Little Dorrit Pride
Advertisement - Guide continues below
Pride
The shabby old debtor with the soft manner and the white hair, was the Father of the Marshalsea.
And he grew to be proud of the title. If any impostor had arisen to claim it, he would have shed tears in resentment of the attempt to deprive him of his rights. A disposition began to be perceived in him to exaggerate the number of years he had been there; it was generally understood that you must deduct a few from his account; he was vain, the fleeting generations of debtors said.
All new-comers were presented to him. He was punctilious in the exaction of this ceremony. The wits would perform the office of introduction with overcharged pomp and politeness, but they could not easily overstep his sense of its gravity. He received them in his poor room (he disliked an introduction in the mere yard, as informal--a thing that might happen to anybody), with a kind of bowed-down beneficence. They were welcome to the Marshalsea, he would tell them. Yes, he was the Father of the place. So the world was kind enough to call him; and so he was, if more than twenty years of residence gave him a claim to the title. (1.6.66-68)

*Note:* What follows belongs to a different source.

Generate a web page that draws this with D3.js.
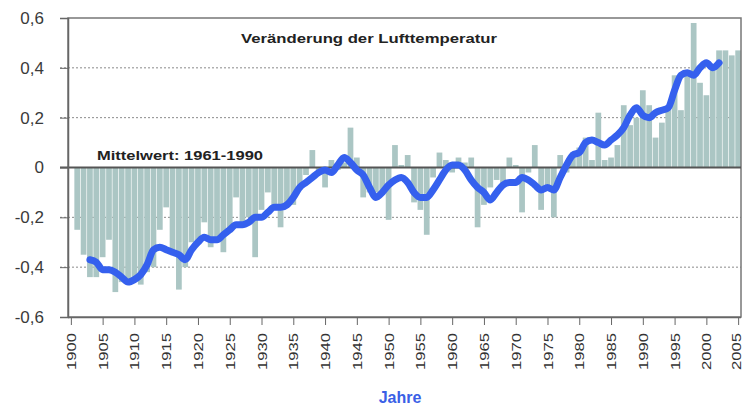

Dickens seems right on the money here: people will create social hierarchies no matter where they are, and pride doesn't really depend on accomplishment or achievement. Check out the great detail that Dorrit thinks that meeting a new prisoner in the yard is too informal.
The Father of the Marshalsea condescended towards his brother as an amiable, well-meaning man; a private character, who had not arrived at distinction. [...]
'As many as forty or fifty in a day have been introduced to my brother,' said Frederick, faintly lighting up with a ray of pride.
'Yes!' the Father of the Marshalsea assented. 'We have even exceeded that number. On a fine Sunday in term time, it is quite a Levee--quite a Levee. Amy, my dear, I have been trying half the day to remember the name of the gentleman from Camberwell who was introduced to me last Christmas week by that agreeable coal-merchant who was remanded for six months. [...] the gentleman who did that handsome action with so much delicacy. Ha! Tush! The name has quite escaped me. Mr. Clennam, as I have happened to mention handsome and delicate action, you may like, perhaps, to know what it was.'
'Very much,' said Arthur, withdrawing his eyes from the delicate head beginning to droop and the pale face with a new solicitude stealing over it.
'It is so generous, and shows so much fine feeling, that it is almost a duty to mention it. I said at the time that I always would mention it on every suitable occasion, without regard to personal sensitiveness. A--well--a--it's of no use to disguise the fact--you must know, Mr. Clennam, that it does sometimes occur that people who come here desire to offer some little--Testimonial--to the Father of the place.' (1.8.35-45)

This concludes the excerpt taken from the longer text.